The summer real estate season is just around the corner, but don’t expect much luck if you’re a bargain shopper – from rural to urban areas across Clark County, the seller’s market reigns.
Home purchasing and sales generally parallel the school year, with families reluctant to move while children are still in class. The busy summer season hasn’t quite launched yet, but the overall market is so tight that realtors aren’t expecting much availability on the lower cost end of the housing spectrum when it does. And that’s true countywide, not just in more densely populated Vancouver, said Beverly Brissler, a Coldwell Banker Realtor in North Clark County.
“The American dream is to live in the country and have some animals and acreage,” Brissler said. “However, reality sets in and there aren’t a lot of affordable options that meet that description.”
In March, the county had only a 1.6 month supply of housing available, compared with the still tight 2.2 in January and 1.9 in February. If you compare that with the housing bust after the Great Recession, the vacancy rates are startlingly low, she added.
“When the pendulum went the other way, we’ve had 15 to 18 months of inventory,” Brissler said. “The pendulum swings back and forth. Right now it’s a heavy sellers market.”
When realtors have less than six months of inventory available, it’s dubbed a seller’s market. When they have more than six months available, it’s called a buyer’s market, she added.
And overall the county currently has about half of what would be considered a normal amount of inventory, said Rian Davis, public affairs director with the Clark County Association of Realtors.
“With a tight market, a lot of people are just buying (lower-end housing) wherever they can go,” Davis said. “There’s not really a specific part of town or anything. Everything’s really tight.”

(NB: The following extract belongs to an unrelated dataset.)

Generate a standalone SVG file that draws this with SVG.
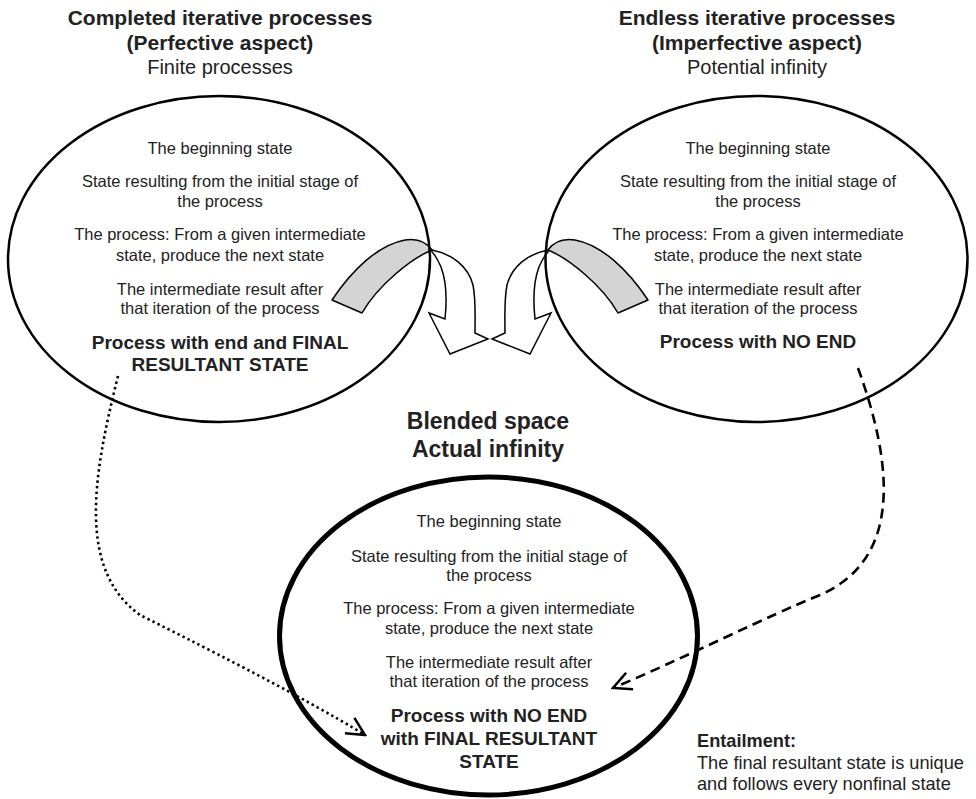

Reasons for the tight market are legion.
For one thing, the population in the county is rapidly growing, with about 1,500 new residents coming to the area each month. From 2014 to 2016, the county grew by an average of 18,365 people per year. The U.S. Census Bureau also recently listed Washington as the fourth fastest growing state in the country. From April 2010 to July 2017, the county experienced 11.6 percent population growth, according to census data. And so far, there’s no sign that trend is slowing down.
Another problem is that there aren’t enough developable lots to address the rising demand. That’s something the Clark County Association of Realtors is eager to address, but negotiations and legal hurdles complicate that process, Davis said.
“It’s hard to tell when we will get that relief and how it will happen,” he said.
There is more vacant land on the market, with 314 active vacant land listings in the county at the end of April, up from 291 in early April. Unlike homes, there’s a 15-month supply of land on the market right now, which means it’s more of a buyer’s market. But much of that land just isn’t suitable for housing, Brissler said.
“There’s a lot of stuff out there that’s just not buildable,” she said.
Generational moving patterns are also playing a big factor in housing market supply and cost.
Millennials and younger generations want to live in more populated city areas, often because they’re closer to work and nightlife. They’re generally looking for smaller homes and condos in Vancouver.
Baby Boomers and older generations, on the other hand, are looking to retire and downsize to smaller homes in the country. And even some that live in larger country homes are looking to downsize to smaller ones in the same areas, Brissler said.
“Most seniors want new homes, single level,” she said. “Boomers who are over 60 tend to be the ones buying homes in rural parts of the county. They have pensions, social security and savings. And there’s a lot of downsizing going on right now. That’s where the market is brisk.”
A lot of retirees are also looking to move to rural towns in Clark County from Oregon, because they like that Washington has no income tax, she added.
But the problem remains that both of those demographics, while looking in separate regions of the county, are looking for smaller homes.
“Right now we’re just in such a tight market, it’s a challenge for folks wanting to get into it,” Davis said. “It’s a challenge when you want to downsize, and a challenge looking for starter homes.”
A lot of the properties under $300,000 have been purchased by investors with cash in hand, also, which has removed a chunk of affordable housing from the market, Brissler said.
“Those properties go to investors who have cash,” she said.
And other prices pretty much across the board have spiked – increasing between 10 and 12 percent in the last year, Brissler said.
“People who want the big houses in rural areas right now, they’re the ones that have options, but they have to have the money,” Brissler said.
Still, it’s important to remember that real estate markets tend to be cyclical. And while there’s no indication that population growth or demographic moving trends will change anytime soon, it’s still likely that more busts and booms will come in the future, Brissler added.
“The trend changes like the snap of a finger,” she said.